Your instructions: Look through the material below. Copy each line that contains the string "matplotlib".

[start]

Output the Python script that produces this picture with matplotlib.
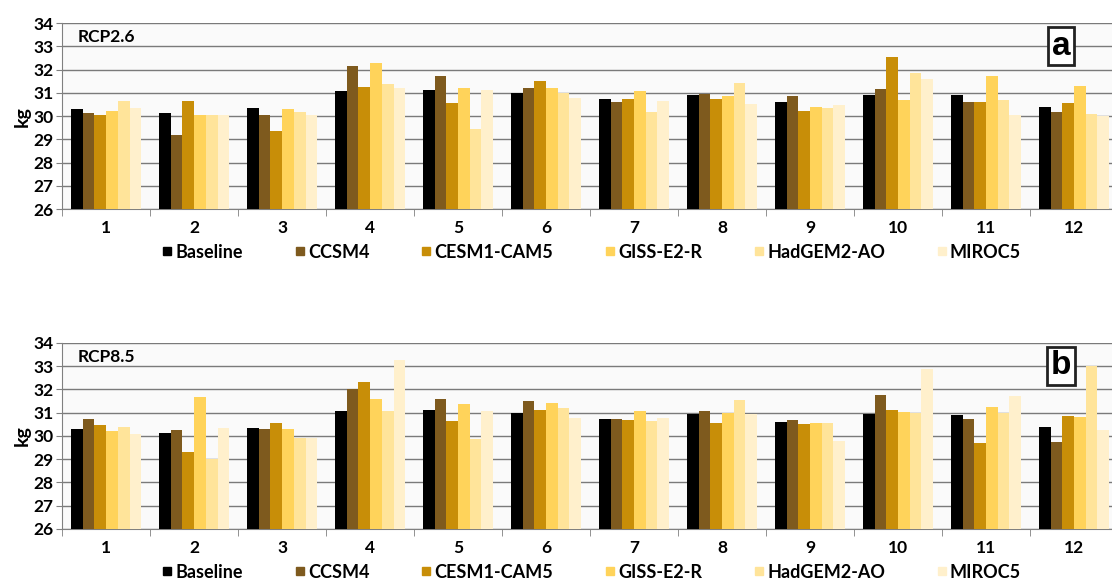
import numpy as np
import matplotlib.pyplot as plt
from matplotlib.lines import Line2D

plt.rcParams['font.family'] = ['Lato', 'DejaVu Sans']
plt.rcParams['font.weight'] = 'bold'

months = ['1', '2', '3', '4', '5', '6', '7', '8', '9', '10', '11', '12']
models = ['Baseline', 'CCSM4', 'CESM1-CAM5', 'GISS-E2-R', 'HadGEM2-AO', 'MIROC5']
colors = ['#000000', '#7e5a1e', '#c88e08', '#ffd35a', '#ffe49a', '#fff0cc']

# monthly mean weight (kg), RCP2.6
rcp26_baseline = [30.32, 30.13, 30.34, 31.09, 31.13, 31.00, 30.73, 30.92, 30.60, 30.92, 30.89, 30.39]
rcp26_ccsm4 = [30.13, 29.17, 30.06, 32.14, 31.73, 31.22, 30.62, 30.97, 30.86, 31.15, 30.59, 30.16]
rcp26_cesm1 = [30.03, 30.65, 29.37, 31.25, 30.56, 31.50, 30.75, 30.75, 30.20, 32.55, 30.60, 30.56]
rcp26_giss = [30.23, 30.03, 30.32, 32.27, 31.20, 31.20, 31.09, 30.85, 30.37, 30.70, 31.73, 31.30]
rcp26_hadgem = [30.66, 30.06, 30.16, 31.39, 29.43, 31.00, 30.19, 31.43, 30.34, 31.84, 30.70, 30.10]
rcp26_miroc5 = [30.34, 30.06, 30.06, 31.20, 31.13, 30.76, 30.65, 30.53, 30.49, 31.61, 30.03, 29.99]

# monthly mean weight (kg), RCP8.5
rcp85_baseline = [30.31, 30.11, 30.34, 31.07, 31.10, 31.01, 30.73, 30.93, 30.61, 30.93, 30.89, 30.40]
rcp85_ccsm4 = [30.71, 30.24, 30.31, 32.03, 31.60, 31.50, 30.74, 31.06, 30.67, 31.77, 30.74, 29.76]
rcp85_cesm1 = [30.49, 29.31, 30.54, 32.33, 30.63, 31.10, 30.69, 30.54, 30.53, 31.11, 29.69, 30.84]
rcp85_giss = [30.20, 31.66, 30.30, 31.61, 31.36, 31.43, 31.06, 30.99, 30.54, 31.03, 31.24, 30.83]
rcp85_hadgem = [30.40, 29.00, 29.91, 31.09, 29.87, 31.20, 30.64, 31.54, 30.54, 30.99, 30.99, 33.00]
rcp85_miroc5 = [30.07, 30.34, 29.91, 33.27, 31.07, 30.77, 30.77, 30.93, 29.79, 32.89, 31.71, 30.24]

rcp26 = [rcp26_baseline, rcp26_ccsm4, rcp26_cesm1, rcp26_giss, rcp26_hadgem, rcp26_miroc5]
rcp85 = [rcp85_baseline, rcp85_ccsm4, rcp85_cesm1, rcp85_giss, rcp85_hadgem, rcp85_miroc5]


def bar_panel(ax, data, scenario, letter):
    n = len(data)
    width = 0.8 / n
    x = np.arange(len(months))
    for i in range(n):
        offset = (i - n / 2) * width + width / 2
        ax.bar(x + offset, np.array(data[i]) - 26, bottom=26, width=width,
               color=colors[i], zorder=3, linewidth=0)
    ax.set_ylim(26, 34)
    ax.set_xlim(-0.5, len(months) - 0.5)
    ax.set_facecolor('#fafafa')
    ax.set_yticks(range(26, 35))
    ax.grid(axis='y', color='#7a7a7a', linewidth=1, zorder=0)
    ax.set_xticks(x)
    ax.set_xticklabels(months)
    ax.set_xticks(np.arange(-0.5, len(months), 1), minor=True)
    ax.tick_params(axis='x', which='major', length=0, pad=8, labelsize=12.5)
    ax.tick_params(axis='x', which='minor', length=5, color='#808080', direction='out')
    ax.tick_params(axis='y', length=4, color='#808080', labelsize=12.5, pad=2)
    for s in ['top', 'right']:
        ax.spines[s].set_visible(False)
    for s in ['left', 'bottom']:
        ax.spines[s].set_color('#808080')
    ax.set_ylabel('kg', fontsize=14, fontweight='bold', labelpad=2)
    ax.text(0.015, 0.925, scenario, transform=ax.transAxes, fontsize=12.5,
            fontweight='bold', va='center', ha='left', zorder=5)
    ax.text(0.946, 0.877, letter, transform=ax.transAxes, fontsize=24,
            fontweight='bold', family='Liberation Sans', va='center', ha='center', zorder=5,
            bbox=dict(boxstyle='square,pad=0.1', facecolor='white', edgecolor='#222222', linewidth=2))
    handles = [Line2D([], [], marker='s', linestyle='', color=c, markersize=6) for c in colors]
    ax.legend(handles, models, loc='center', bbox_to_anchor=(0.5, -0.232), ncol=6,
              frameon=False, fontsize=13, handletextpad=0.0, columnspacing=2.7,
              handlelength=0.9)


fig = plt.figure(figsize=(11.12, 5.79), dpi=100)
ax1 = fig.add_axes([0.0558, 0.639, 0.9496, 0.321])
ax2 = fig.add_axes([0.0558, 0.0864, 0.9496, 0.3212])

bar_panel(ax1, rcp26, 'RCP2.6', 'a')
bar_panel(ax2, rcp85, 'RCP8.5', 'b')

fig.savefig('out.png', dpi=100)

[end]

Answer to this exercise:
Output the Python script that produces this picture with matplotlib.
import matplotlib.pyplot as plt
from matplotlib.lines import Line2D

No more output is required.